I encounter 2 problems during training this ResNet-50 model.

(1) A mini-batch of 64 images takes 0.6s to train, but the computation takes only 0.3s, which means half of the time consumption is on fetching data from HDD. Is it normal?

(2) Every 8(= num_works) mini-batches it takes 1 or 2 extra second for my model to train. The time consumption during training looks like this:

mini_batch1: 1.6s mini_batch2: 0.6s mini_batch3: 0.6s mini_batch4: 0.6s
mini_batch5: 0.6s mini_batch6: 0.6s mini_batch7: 0.6s mini_batch8: 0.6s
mini_batch9: 2.5s mini_batch10: 0.6s mini_batch11: 0.6s mini_batch12: 0.6s
mini_batch13: 0.6s mini_batch14: 0.6s mini_batch15: 0.6s mini_batch16: 0.6s……

I’ve tried set num_workes to be 2 or 4, it happened same, 1 or 2 extra seconds every num_workers mini-batches. Is this normal? Why?

By the way I’m training this ResNet-50 model on a 16G RAM i7-6700k, GTX1070(8G), HDD computer.

Thank you so much!

In my experience, theVolatile GPU-Util of nvidia-smi should always be 100% or so . Maybe your hdd is too slow. Or maybe your CPU is not good enough to fetch the data.
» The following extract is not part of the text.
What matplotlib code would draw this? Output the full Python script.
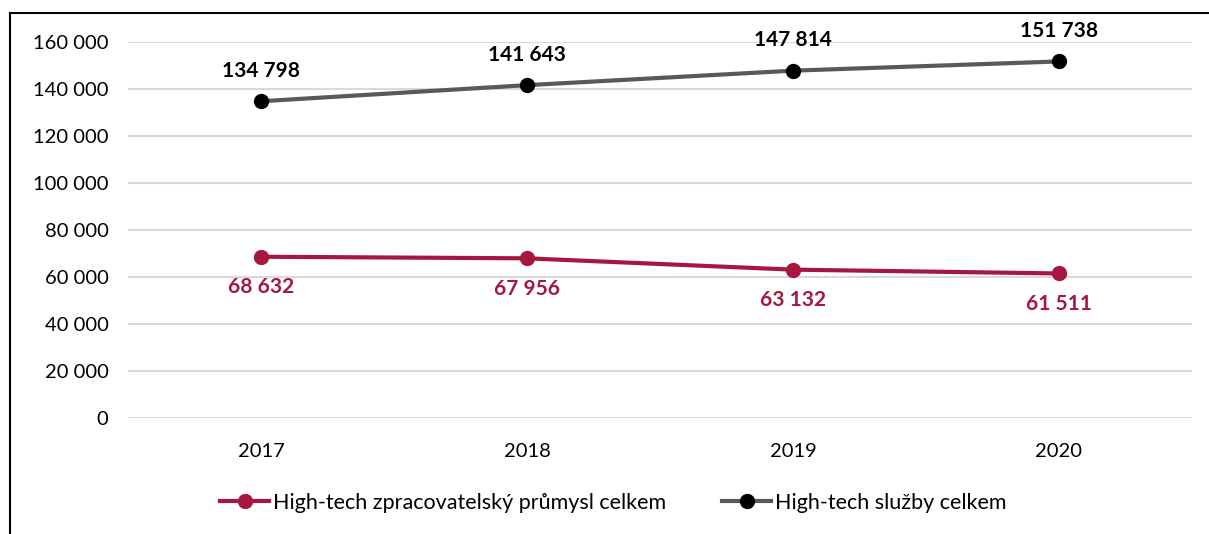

P.S. use watch --color -n1 nvidia-smi to see GPU-util

Thank you so much for your rely. I check my gpu-util, it’s jumping between 0% and 100% which I think means I’m not feeding the data to gpu fast enough. Also, I check the cpu usage, it’s around 55% when num_workers=8. So HDD is the bottleneck of training speed? Or can I optimize it through code?

Really appreciate your help!

I guess hdd is the bottle, or your cpu isn’t powerful enogh.

P.S. you can use tmpfs to save images in memory if you have enough memory---- that would be even faster than SSD.

I’ll try that, thank you so much!